La dichiarazione dei testimoni del sinistro
Lo svolgimento della vicenda, così come descritta, veniva confermato inoltre da due testimoni, i quali dichiaravano di aver visto da una distanza di circa 200-300 metri il furgone posto trasversalmente nella carreggiata.
In sostanza, negli attimi in cui avveniva la discussione nel veicolo, questo rimaneva fermo occupando solo una parte della corsia e lasciandone libera una piccola parte, tanto che il motociclista che sopraggiungeva, peraltro a velocità superiore rispetto al limite consentito, aveva confidato, seppur imprudentemente, di sfruttare tale spazio per superare l’ostacolo; ciò spiegherebbe l’assenza di tracce di frenata.
Risarcimento dei danni alla vittima - Avvocato Incidente Grave
Con ogni probabilità, al passaggio del motoveicolo, la donna, che nel frattempo stava guardando nell’altra direzione, aveva mosso il proprio veicolo invadendo ancor di più la corsia e, a quel punto, nulla avrebbe potuto fare il ragazzo alla guida della moto se non urtare il furgone e perdere il controllo.
La responsabilità del sinistro, tuttavia, non è stata attribuita nella totalità alla donna, in quanto senz’altro la condotta imprudente del motociclista, che viaggiava a velocità sostenuta e non ha neanche accennato alla frenata, ha concorso alla causazione dell’evento, ragion per cui la Corte d’appello aveva ritenuto di dividere la colpa nella misura del 60% per l’imputata e il 40% per la vittima, con le ovvie conseguenze sul piano del risarcimento dei danni dovuto richiesto con l'assistenza di Avvocati per Incidenti Gravi.
Questa la ricostruzione fatta nella sentenza di secondo grado, con cui si condannava la donna a mesi sei di reclusione, concesse le attenuanti generiche riconosciute come prevalenti rispetto alle aggravanti contestate.
Responsabilità incidente stradale Danni
Avverso la sentenza di condanna della Corte d’appello, proponeva impugnazione l'Avvocato di Fiducia, sostenendo una serie di vizi formali del provvedimento, nonché la colpa esclusiva del motociclista che, con la sua condotta imprudente e colpevole avrebbe secondo la difesa cagionato la propria morte.

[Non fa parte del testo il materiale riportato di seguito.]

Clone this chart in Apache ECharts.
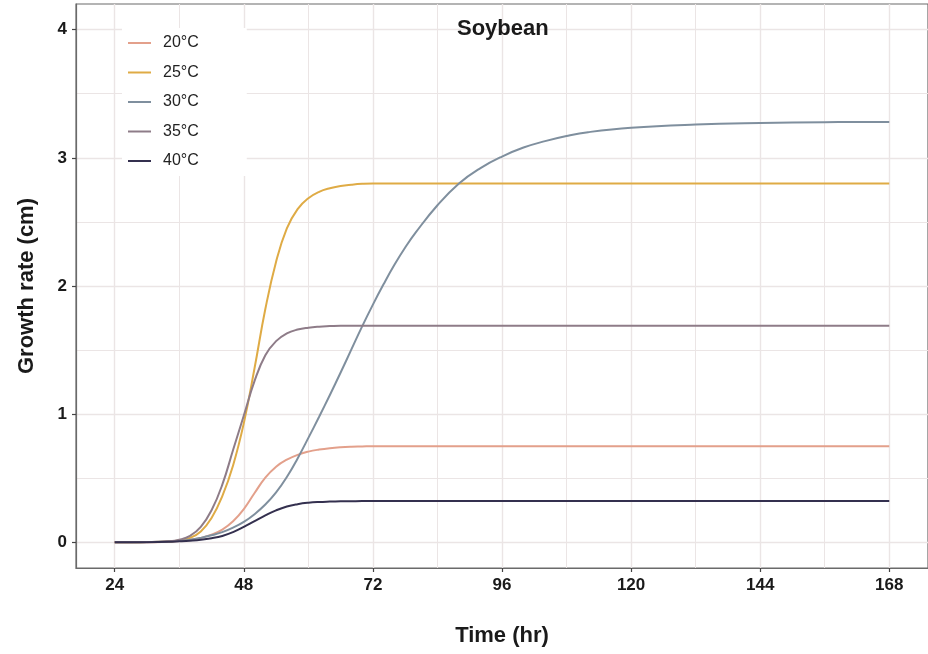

Tali affermazioni non hanno trovato però alcun riscontro nelle posizioni della Suprema Corte, la quale ha osservato come la velocità di marcia del ragazzo, perquanto eccessiva, non può considerarsi elemento imprevedibile ed eccezionale idoneo da solo determinare l'evento, bensì come causa concorrente che, ai sensi dell'art. 41c.p., comma 1, non esclude il rapporto di causalità.
Benché non possa negarsi un contributo causale cagionato dall’imprudenza del motociclista, ciò non significa che possano escludersi le responsabilità della donna.
Anche nell’ipotesi in cui il conducente ponga in essere una condotta intrinsecamente rischiosa, come l’eccesso di velocità o il mancato rispetto della distanza di sicurezza, questa non può ritenersi da sola sufficiente a determinare l’evento, salvo il caso in cui non abbia i caratteri dell’eccezionalità ed imprevedibilità e, quindi, divenga fattore causale esclusivo della produzione dell’incidente.
In definitiva, la Corte ha confermato la sentenza di condanna, ribadendo le differenze tra l’esenzione da colpa e il concorso di colpa.
Certamente l’imputata non è stata riconosciuta esclusiva colpevole del sinistro, ma neppure se ne è potuta escludere totalmente la responsabilità.